Nidaa Badwan: A Contemporary Palestinian Artist From Gaza
In recent months, the work of Nidaa Badwan, a contemporary artist from Gaza, has garnered a large amount of international attention. Culture Trip zeroes in on her latest work while also keeping her broader artistic motivations in focus.
Nidaa Badwan’s recent photographic series was created as part of a project entitled One Hundred Days of Solitude made possible by the financial, technical and organizational support of the French Institute of Jerusalem. This exhibit has not only been presented in East Jerusalem at the Palestinian Art Court Al Hoash and at French Institute antennas across Palestinian Territories, but has also attracted both favorable reviews in the international press and scholarly reflection on the larger context this exhibition creatively engages.
Though the lens of her camera, Badwan invites her viewers to peer into the confined space of her bedroom, where she remained secluded for over 100 days in 2014. Composed solely of self-portraits, this series of art works represents the artist’s vibrant interior world in isolation from the destruction realized in her city during the most recent Israeli-Palestinian conflict. The dialectics of revelation and concealment add to these depictions of everyday life that celebrate the mundane aspect of this artist’s existence.
These self-consciously and self-referentially staged scenes of the interior world of the artist lay claim to normalcy within daily life. In doing so, these photographic prints forge a connection both to European art history, such as Dutch painterly depictions of bourgeois domesticity from the 16th and 17th century, and to theoretical reflections on the presence of the gaze in the pictorial space. As opposed to Édouard Manet’s Olympia, whose female character impudently turns her gaze to the viewer, the gaze of Nidaa Badwan in her photographs is constantly averted and never meets the eye of any intended spectator, male or a female.
Instead of using a gaze to establish a connection with the viewers, these photographs establish a dialogue with their audience through implied layers of social, cultural and political realities that allow for various local, regional and international interpretations. For instance, these works were featured early this year at the Palestinian Art Court Al Hoash Gallery in the context of addressing the nexus of interrelations between domination, collective memory and visual arts. Guided by Édouard Glissant’s reflections about subaltern history, the Palestinian Art Court Al Hoash hosts exhibitions by Palestinian and international artists whose works make connections between cultural, social and political domination and art.
Evincing her scholarly training at the Al-Aqsa University Department of Fine Arts, Badwan’s thorough knowledge of both classical and modern European art are referenced in her compositionally complex photographic works. Just as Nidaa Badwan transposes the fragments of Palestinian reality into works of art, an essay by Marion Slitine that is included in the catalog for this exhibition explores the existential dimensions of the solitary everyday life scenes in which Badwan is a protagonist.

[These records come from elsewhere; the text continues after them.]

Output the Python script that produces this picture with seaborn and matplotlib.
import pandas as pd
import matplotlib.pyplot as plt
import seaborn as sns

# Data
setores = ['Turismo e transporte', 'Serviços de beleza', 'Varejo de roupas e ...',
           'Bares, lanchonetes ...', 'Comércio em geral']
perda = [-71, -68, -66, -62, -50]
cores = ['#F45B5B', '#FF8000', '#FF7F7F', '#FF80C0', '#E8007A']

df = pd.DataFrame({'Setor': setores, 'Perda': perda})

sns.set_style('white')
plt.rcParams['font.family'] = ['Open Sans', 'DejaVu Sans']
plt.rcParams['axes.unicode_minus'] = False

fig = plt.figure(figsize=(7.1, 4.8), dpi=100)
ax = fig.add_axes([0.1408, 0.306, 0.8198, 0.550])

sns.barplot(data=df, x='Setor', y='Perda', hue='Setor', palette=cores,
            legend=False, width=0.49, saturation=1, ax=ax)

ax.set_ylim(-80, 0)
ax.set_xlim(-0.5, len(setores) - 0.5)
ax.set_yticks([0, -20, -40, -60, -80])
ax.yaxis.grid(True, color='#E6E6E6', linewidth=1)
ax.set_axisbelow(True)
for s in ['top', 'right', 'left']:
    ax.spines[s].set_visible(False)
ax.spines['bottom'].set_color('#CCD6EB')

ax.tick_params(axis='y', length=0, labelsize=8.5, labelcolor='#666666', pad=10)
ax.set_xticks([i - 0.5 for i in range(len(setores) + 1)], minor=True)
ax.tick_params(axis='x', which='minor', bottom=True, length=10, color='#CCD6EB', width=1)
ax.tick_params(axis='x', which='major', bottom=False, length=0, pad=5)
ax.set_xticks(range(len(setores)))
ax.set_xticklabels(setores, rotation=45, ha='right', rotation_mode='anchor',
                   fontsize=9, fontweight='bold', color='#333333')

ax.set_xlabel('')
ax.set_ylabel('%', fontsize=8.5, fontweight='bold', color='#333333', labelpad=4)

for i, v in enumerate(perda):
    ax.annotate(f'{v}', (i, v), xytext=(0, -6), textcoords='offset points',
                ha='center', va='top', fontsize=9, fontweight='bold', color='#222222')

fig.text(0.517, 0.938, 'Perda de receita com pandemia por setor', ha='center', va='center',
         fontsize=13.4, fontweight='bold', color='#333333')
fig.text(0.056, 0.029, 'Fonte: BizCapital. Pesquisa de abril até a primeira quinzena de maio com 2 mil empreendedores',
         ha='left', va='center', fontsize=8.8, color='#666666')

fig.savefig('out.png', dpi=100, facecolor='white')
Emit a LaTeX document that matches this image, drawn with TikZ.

Turning the objectifying power of artistic representation upon herself, Badwan also portrays private life as a source of individual empowerment. In Badwan’s early life, she was displaced from her birthplace of Abu Dhabi and ended up in Gaza City, where she has lived since 1998. This photographic series also echoes important literature, including Gabriel García Márquez’s One Hundred Years of Solitude in its stress upon creative imagination as a means of dealing with the fortune and misfortune that collective and individual destiny bring.
Due to both Badwan’s strong artistic knowledge and skill as well as Gaza’s near-constant presence in the news, the artist’s individual search for humanity in the constrained circumstances of her private domicile has gained resonance in both international and regional media. However, without the local presence of international institutions (such as the French Institute in Gaza) acting as cultural mediators between Palestinian artists and global audiences, this artist’s access to the international world of contemporary art would have been of limited scope.
The work of this young Palestinian artist has also gained important regional and international recognition due to the efforts of local cultural mediators, including Alia Rayyan of the Palestinian Art Court Al Hoash. Founded in 2004, the Palestinian Art Court Al Hoash is an innovative non-profit cultural organization that promotes local and international collaboration on artistic projects from the West Bank and Gaza.
Due to the many organizations invested in Badwan’s artistic expression of isolation in Gaza, perhaps we can view her works as showing the globalization of Palestinian contemporary art as a process that addresses local cultural, political and social contradictions in a multifaceted way.